Laut dem Statistikportal Statista ist die „Anzahl der in deutschen Krankenhäusern diagnostizierten Fälle von Anorexie in den Jahren 2000 bis 2013“ von 5300 auf 7700 gestiegen, die diagnostizierten Fälle von Bulimie sind von 2700 auf 2500 gesunken. Ein Grund zur Panik? Im Vergleich: Bereits 2006 galten nach einer Kinder- und Jugendgesundheitsstudie 17 Prozent der 14- bis 17-Jährigen in Deutschland als übergewichtig. Inzwischen ist von 20 Prozent die Rede. Kein Grund zur Panik?

Aber darüber, dass annähernd an jeder Ecke in diesem Land Reklame für Burger, Eistees, Eiscreme, Schokolade, Chips, Bier oder sonstige Dickmacher gemacht wird und zwar selbstverständlich mit Bildern von jungen, hübschen, schlanken Menschen – keine Debatte, keine Klage, kein Wort. Das wird gedruckt oder plakatiert oder gesendet, und zwar auch vom Bayerischen Rundfunk.

Überall geht es dauernd um die Traumfigur, und keiner regt sich auf

In der IZI-Studie stand – neben den Antworten auf Fragen zu Zusammenhängen zwischen Fernsehgewohnheit und Magersucht bei 241 Betroffenen – auch Allgemeines zum Thema Schönheitsvorstellungen.

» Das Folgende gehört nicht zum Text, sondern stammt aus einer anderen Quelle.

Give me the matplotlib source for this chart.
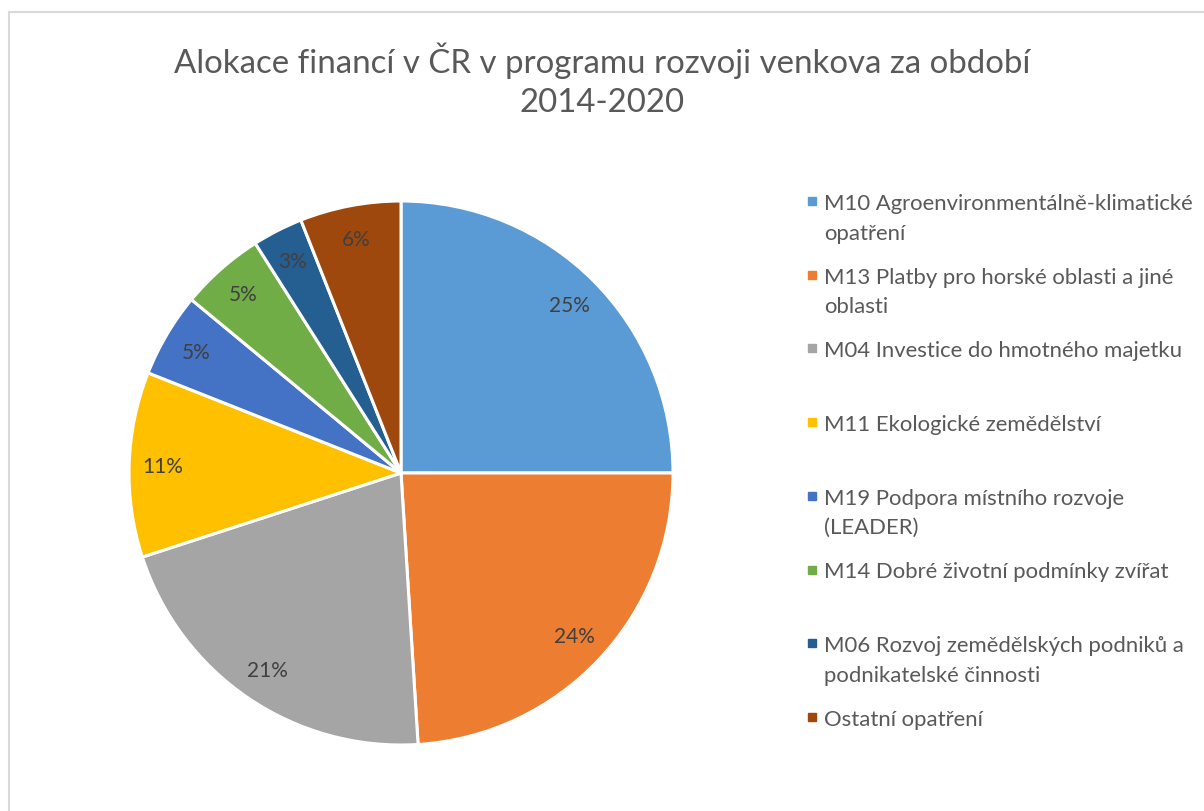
import matplotlib.pyplot as plt
from matplotlib.lines import Line2D

plt.rcParams["font.family"] = ["Lato", "DejaVu Sans"]

title = "Alokace financí v ČR v programu rozvoji venkova za období\n2014-2020"
labels = [
    "M10 Agroenvironmentálně-klimatické\nopatření",
    "M13 Platby pro horské oblasti a jiné\noblasti",
    "M04 Investice do hmotného majetku",
    "M11 Ekologické zemědělství",
    "M19 Podpora místního rozvoje\n(LEADER)",
    "M14 Dobré životní podmínky zvířat",
    "M06 Rozvoj zemědělských podniků a\npodnikatelské činnosti",
    "Ostatní opatření",
]
shares = [25, 24, 21, 11, 5, 5, 3, 6]
colors = ["#5B9BD5", "#ED7D31", "#A5A5A5", "#FFC000",
          "#4472C4", "#70AD47", "#255E91", "#9E480E"]

W, H = 1204, 812
fig = plt.figure(figsize=(W / 100, H / 100), dpi=100)

# chart-area border (only top/left visible in the crop)
fig.add_artist(Line2D([9 / W, 9 / W], [0, 1 - 13 / H], color="#D9D9D9", lw=1.5))
fig.add_artist(Line2D([9 / W, 1], [1 - 13 / H, 1 - 13 / H], color="#D9D9D9", lw=1.5))

fig.text(0.5, 1 - 80 / H, title, ha="center", va="center", fontsize=23.8,
         color="#595959", linespacing=1.36)

cx, cy, r = 401, 474, 272
ax = fig.add_axes([(cx - r) / W, (H - cy - r) / H, 2 * r / W, 2 * r / H])
ax.pie(shares, colors=colors, startangle=90, counterclock=False,
       autopct="%.0f%%", pctdistance=0.875,
       wedgeprops=dict(edgecolor="white", linewidth=2.2),
       textprops=dict(color="#404040", fontsize=15))
ax.set_xlim(-1, 1)
ax.set_ylim(-1, 1)
ax.set_aspect("equal")
ax.axis("off")

# legend, evenly spaced slots like Excel
y0, step, line_h = 202, 73.7, 29.5
for i, (lab, c) in enumerate(zip(labels, colors)):
    y = y0 + i * step
    fig.add_artist(Line2D([812 / W], [1 - y / H], marker="s", markersize=6,
                          color=c, transform=fig.transFigure))
    for k, part in enumerate(lab.split("\n")):
        fig.text(824 / W, 1 - (y + 8 + k * line_h) / H, part, ha="left",
                 va="baseline", fontsize=15.9, color="#595959")

fig.savefig("out.png", dpi=100)
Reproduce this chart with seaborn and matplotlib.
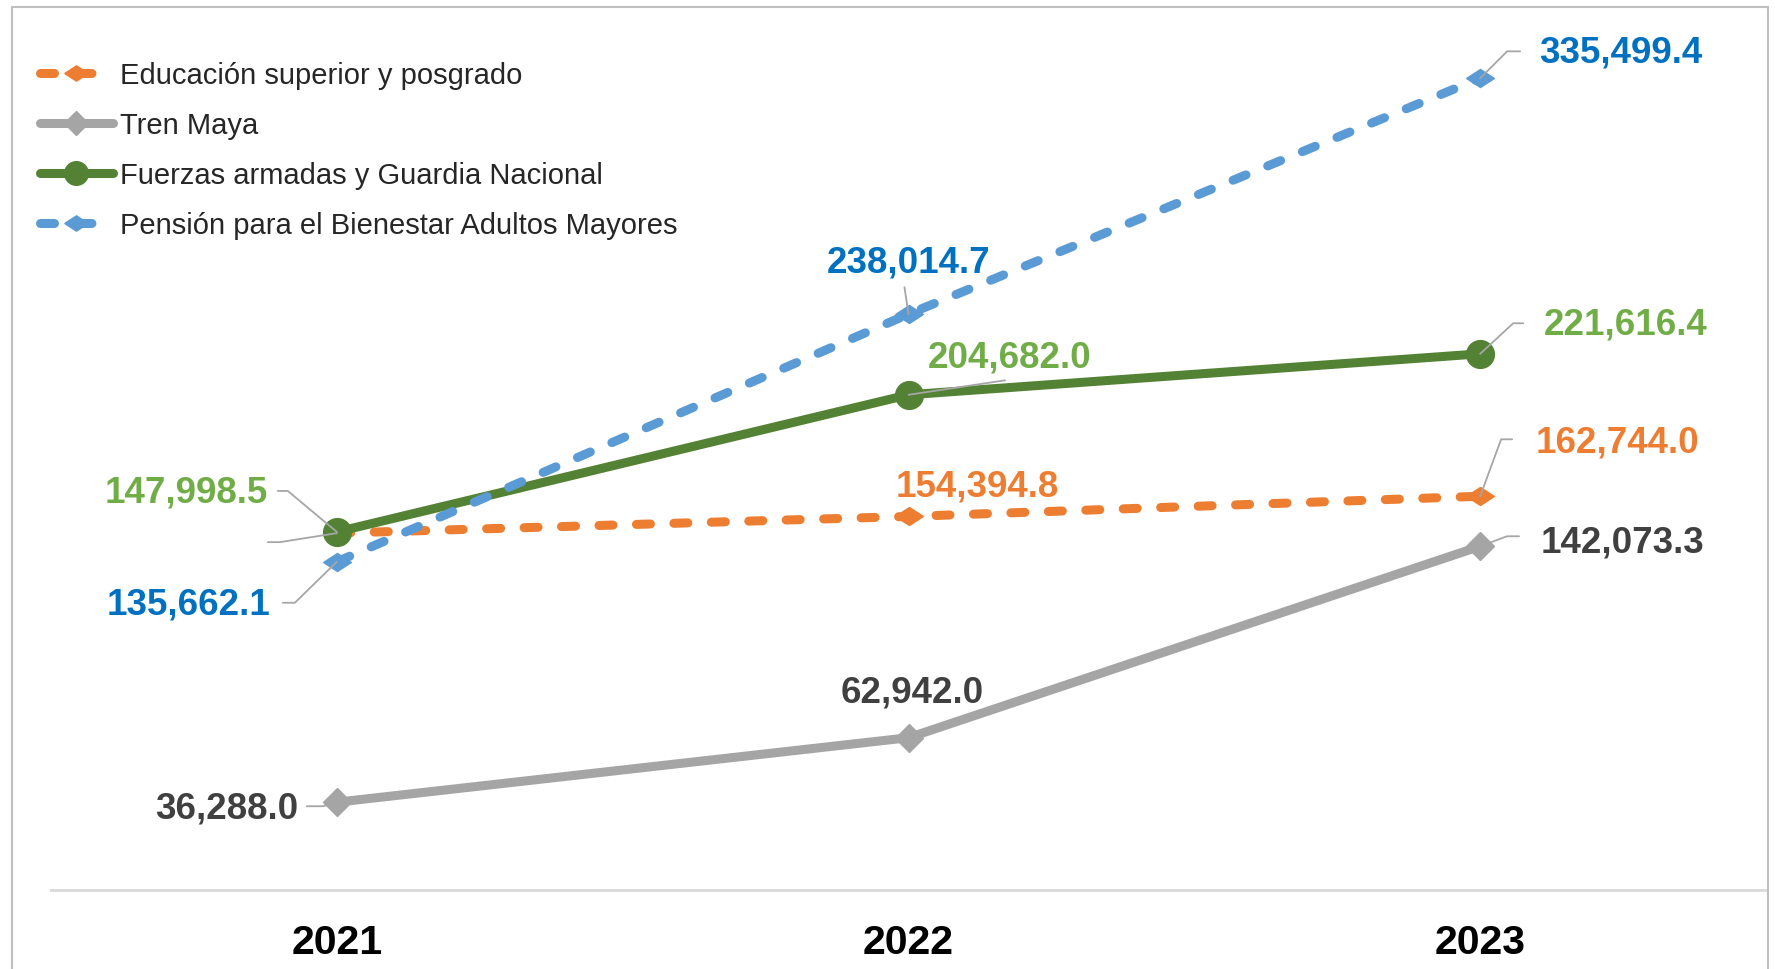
import matplotlib
matplotlib.use("Agg")
import matplotlib.pyplot as plt
from matplotlib.patches import Rectangle
import numpy as np
import pandas as pd
import seaborn as sns

# ── Datos (millones de pesos) ───────────────────────────────────────────────
years = ["2021", "2022", "2023"]
educacion = [147500.0, 154394.8, 162744.0]      # 2021 sin etiqueta en el original
tren_maya = [36288.0, 62942.0, 142073.3]
fuerzas = [147998.5, 204682.0, 221616.4]
pension = [135662.1, 238014.7, 335499.4]

series = [
    ("Educación superior y posgrado", educacion),
    ("Tren Maya", tren_maya),
    ("Fuerzas armadas y Guardia Nacional", fuerzas),
    ("Pensión para el Bienestar Adultos Mayores", pension),
]

# ── Estilo ──────────────────────────────────────────────────────────────────
sns.set_theme(style="white")
plt.rcParams["font.family"] = ["Liberation Sans", "DejaVu Sans"]

DIAMANTE = [(-1, 0), (0, 0.65), (1, 0), (0, -0.65), (-1, 0)]
GUION = (0, (1.55, 2.6))

estilos = {
    "Educación superior y posgrado": dict(color="#ED7D31", marker=DIAMANTE, markersize=20,
                                          linestyle=GUION, dash_capstyle="round", lw=6.5),
    "Tren Maya": dict(color="#A5A5A5", marker="D", markersize=14, linestyle="-", lw=6.5),
    "Fuerzas armadas y Guardia Nacional": dict(color="#548235", marker="o", markersize=20,
                                               linestyle="-", lw=6.5),
    "Pensión para el Bienestar Adultos Mayores": dict(color="#5B9BD5", marker=DIAMANTE,
                                                      markersize=20, linestyle=GUION,
                                                      dash_capstyle="round", lw=6.5),
}
color_etiqueta = {
    "Educación superior y posgrado": "#ED7D31",
    "Tren Maya": "#404040",
    "Fuerzas armadas y Guardia Nacional": "#70AD47",
    "Pensión para el Bienestar Adultos Mayores": "#0070C0",
}

# posición de cada etiqueta: (dx, dy en puntos, ha, línea guía en puntos, mostrar texto)
etiquetas = {
    "Educación superior y posgrado": [
        (0, 0, "right", [(-41, -6.5), (-49.7, -6.5)], False),
        (49.3, 21.6, "center", None, True),
        (39.6, 38.9, "left", [(15.1, 41), (23, 41)], True),
    ],
    "Tren Maya": [
        (-28, -4.3, "right", [(-10, -2.9), (-21.6, -2.9)], True),
        (2.5, 32.8, "center", None, True),
        (43.2, 2.9, "left", [(19.4, 7.2), (28, 7.2)], True),
    ],
    "Fuerzas armadas y Guardia Nacional": [
        (-49.7, 28.8, "right", [(-35.3, 29.5), (-42.5, 29.5)], True),
        (73, 27, "center", [(69.5, 10.4)], True),
        (46, 21.2, "left", [(23.8, 22), (31, 22)], True),
    ],
    "Pensión para el Bienestar Adultos Mayores": [
        (-47.5, -30.2, "right", [(-30.2, -29.5), (-38.9, -29.5)], True),
        (0, 37.4, "center", [(-2.9, 19.4)], True),
        (42.5, 18.7, "left", [(19.4, 19.4), (28.8, 19.4)], True),
    ],
}

fig = plt.figure(figsize=(17.75, 9.7), dpi=100)
ax = fig.add_axes([51 / 1775, 79 / 970, 1715 / 1775, 871 / 970])

pos = np.arange(len(years))
for nombre, valores in series:
    df = pd.DataFrame({"pos": pos, "valor": valores})
    est = estilos[nombre]
    sns.lineplot(data=df, x="pos", y="valor", ax=ax, label=nombre,
                 markeredgecolor=est["color"], markeredgewidth=1, errorbar=None, **est)

ax.set_xlim(-0.5, 2.5)
ax.set_ylim(0, 360000)
ax.set_xticks(pos)
ax.set_xticklabels(years, fontsize=29.5, fontweight="bold")
ax.tick_params(axis="x", length=0, pad=24, colors="black")
ax.set_yticks([])
ax.set_xlabel("")
ax.set_ylabel("")
for lado in ["left", "top", "right"]:
    ax.spines[lado].set_visible(False)
ax.spines["bottom"].set_color("#D9D9D9")
ax.spines["bottom"].set_linewidth(2)


def linea_guia(x, y, puntos_pt):
    base = ax.transData.transform((x, y))
    px = [base + np.array(p) * fig.dpi / 72 for p in [(0, 0)] + puntos_pt]
    datos = ax.transData.inverted().transform(np.array(px))
    ax.plot(datos[:, 0], datos[:, 1], color="#A6A6A6", lw=1.3, zorder=6)


# ── Etiquetas de datos ──────────────────────────────────────────────────────
for nombre, valores in series:
    for i, v in enumerate(valores):
        dx, dy, ha, guia, mostrar = etiquetas[nombre][i]
        if guia:
            linea_guia(i, v, guia)
        if mostrar:
            ax.annotate(f"{v:,.1f}", xy=(i, v), xytext=(dx, dy), textcoords="offset points",
                        ha=ha, va="center", fontsize=26.5, fontweight="bold",
                        color=color_etiqueta[nombre], zorder=7)

ax.legend(loc="upper left", bbox_to_anchor=(40 / 1775, 1 - 62 / 970),
          bbox_transform=fig.transFigure, frameon=False, fontsize=21,
          handlelength=2.5, handletextpad=0.25, labelspacing=0.76,
          borderpad=0, borderaxespad=0, numpoints=1, markerscale=0.85)

# marco gris del gráfico
fig.add_artist(Rectangle((12 / 1775, -0.05), 1756 / 1775, 962 / 970 + 0.05,
                         transform=fig.transFigure, fill=False,
                         edgecolor="#BFBFBF", lw=1.5))

fig.savefig("out.png", dpi=100)
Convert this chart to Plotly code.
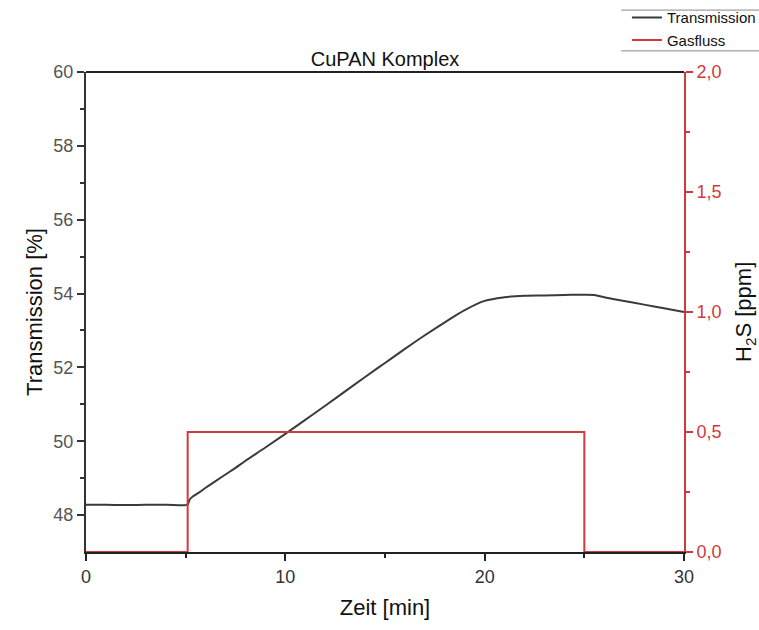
import plotly.graph_objects as go

zeit = [0, 1, 2, 3, 4, 5.0, 5.12, 5.2, 5.4, 5.7, 6.0, 6.5, 7.0, 7.5, 8.0, 9.0, 10.0, 11.0, 12.0, 13.0, 14.0,
        15.0, 16.0, 17.0, 18.0, 19.0, 20.0, 21.0, 22.0, 23.0, 24.0, 25.0, 25.5, 26.0, 27.0, 28.0, 29.0, 30.0]
transmission = [48.28, 48.28, 48.27, 48.28, 48.28, 48.27, 48.3, 48.42, 48.52, 48.62, 48.74, 48.92, 49.1, 49.28,
                49.47, 49.83, 50.2, 50.58, 50.96, 51.35, 51.74, 52.12, 52.5, 52.87, 53.22, 53.55, 53.8, 53.9,
                53.94, 53.95, 53.96, 53.97, 53.96, 53.9, 53.8, 53.7, 53.6, 53.5]

gas_zeit = [0, 5.1, 5.1, 25.0, 25.0, 30]
gas_fluss = [0, 0, 0.5, 0.5, 0, 0]

red = "#d0393e"
font = "Liberation Sans, Arial, sans-serif"

fig = go.Figure()
fig.add_trace(go.Scatter(x=zeit, y=transmission, mode="lines", name="Transmission",
                         line=dict(color="#3a3a3a", width=2), line_shape="spline"))
fig.add_trace(go.Scatter(x=gas_zeit, y=gas_fluss, mode="lines", name="Gasfluss",
                         line=dict(color=red, width=2), yaxis="y2"))

fig.update_layout(
    width=759, height=630,
    margin=dict(l=86, r=75, t=72, b=78, autoexpand=False),
    plot_bgcolor="white", paper_bgcolor="white",
    font=dict(family=font, size=16, color="#555555"),
    title=dict(text="CuPAN Komplex", x=0.5, xanchor="center", xref="paper", y=1, yref="paper",
               yanchor="bottom", pad=dict(b=6), font=dict(size=20, color="#111111")),
    xaxis=dict(range=[0, 30], tickvals=[0, 10, 20, 30], ticks="outside", ticklen=7, tickwidth=2,
               tickcolor="#222222", showline=True, linecolor="#222222", linewidth=2,
               showgrid=False, zeroline=False, mirror=False, automargin=True,
               minor=dict(tickvals=[5, 15, 25], ticks="outside", ticklen=4, tickwidth=2, tickcolor="#222222"),
               title=dict(text="Zeit [min]", font=dict(size=22, color="#111111"), standoff=14),
               tickfont=dict(size=18, color="#333333")),
    yaxis=dict(range=[47, 60], tickvals=[48, 50, 52, 54, 56, 58, 60], ticks="outside", ticklen=7, tickwidth=2,
               tickcolor="#333333", showline=True, linecolor="#333333", linewidth=2,
               showgrid=False, zeroline=False, automargin=True,
               minor=dict(tickvals=[49, 51, 53, 55, 57, 59], ticks="outside", ticklen=4, tickwidth=2,
                          tickcolor="#333333"),
               title=dict(text="Transmission [%]", font=dict(size=22, color="#111111"), standoff=5),
               tickfont=dict(size=18, color="#555555")),
    yaxis2=dict(range=[0, 2], overlaying="y", side="right", tickvals=[0, 0.5, 1.0, 1.5, 2.0],
                ticktext=["0,0", "0,5", "1,0", "1,5", "2,0"], ticks="outside", ticklen=7, tickwidth=2,
                tickcolor=red, showline=True, linecolor=red, linewidth=2, showgrid=False, zeroline=False,
                automargin=True,
                minor=dict(tickvals=[0.25, 0.75, 1.25, 1.75], ticks="outside", ticklen=4, tickwidth=2,
                           tickcolor=red),
                tickfont=dict(size=18, color=red)),
    legend=dict(x=0.826, xanchor="left", y=0.998, yanchor="top", xref="container", yref="container",
                bgcolor="rgba(0,0,0,0)", font=dict(size=15, color="#111111"),
                tracegroupgap=0, itemwidth=30),
    showlegend=True,
)
# right axis title
fig.add_annotation(text="H<sub>2</sub>S [ppm]", xref="paper", yref="paper", x=1.102, y=0.5,
                   xanchor="center", yanchor="middle", textangle=-90, showarrow=False,
                   font=dict(size=22, color="#111111"))
# top border line of plot
fig.add_shape(type="line", xref="paper", yref="paper", x0=0, x1=1, y0=1, y1=1,
              line=dict(color="#222222", width=2))
# legend frame lines
fig.add_shape(type="line", xref="paper", yref="paper", x0=0.895, x1=1.13, y0=1.129, y1=1.129,
              line=dict(color="#888888", width=1))
fig.add_shape(type="line", xref="paper", yref="paper", x0=0.895, x1=1.13, y0=1.044, y1=1.044,
              line=dict(color="#888888", width=1))

fig.write_html("out.html")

Unter anderem, dass über die Jahrzehnte Foto- und Laufstegmodels allgemein immer dünner geworden seien: „Waren vor 30 Jahren Fotomodels nur circa acht Prozent dünner als die Durchschnittsfrau, sind sie mittlerweile um rund 23 Prozent schmaler“, heißt es da und weiter: „Nur schätzungsweise vier Prozent aller Frauen wären aufgrund ihrer körperlichen Möglichkeiten überhaupt in der Lage, dem aktuellen Schlankheitsideal zu entsprechen.“ Vier Prozent! Und doch hat die Gesellschaft sich auf solche Ideale verständigt und verbreitet sie Tag um Tag um Tag immer weiter. In den Kioskauslagen räkeln sich auf Hochglanzformaten schlanke Grazien und wunderschöne Schauspielerinnen, daneben liegen reihenweise die weniger schrillen Frauenhefte, die jede neue Ausgabe mit einer neuen Diät-Idee und tollen Wegen zur Traumfigur aufmachen. Das ist total akzeptiert – und gehört aber mit zu dem ungesunden Grund, auf dem sich krankhafte Essstörungen entwickeln können.

Damit das wirklich passiert, ist mehr nötig. So wie einer vom Krimi-Schauen nicht zum Täter wird, wird auch keiner vom Modelshowschauen zum Magersüchtigen. Aber es hatte natürlich etwas Entlastendes, auf Heidi Klum zu schimpfen. Da hatte man die Schuldige gefunden, und ihre Sendung zu boykottieren, die ohnehin nur ein paar Wochen im Programm ist, fällt leicht. Ab dem nächsten Überfall auf den „Tatort“ zu verzichten, fiele manchem schon schwerer.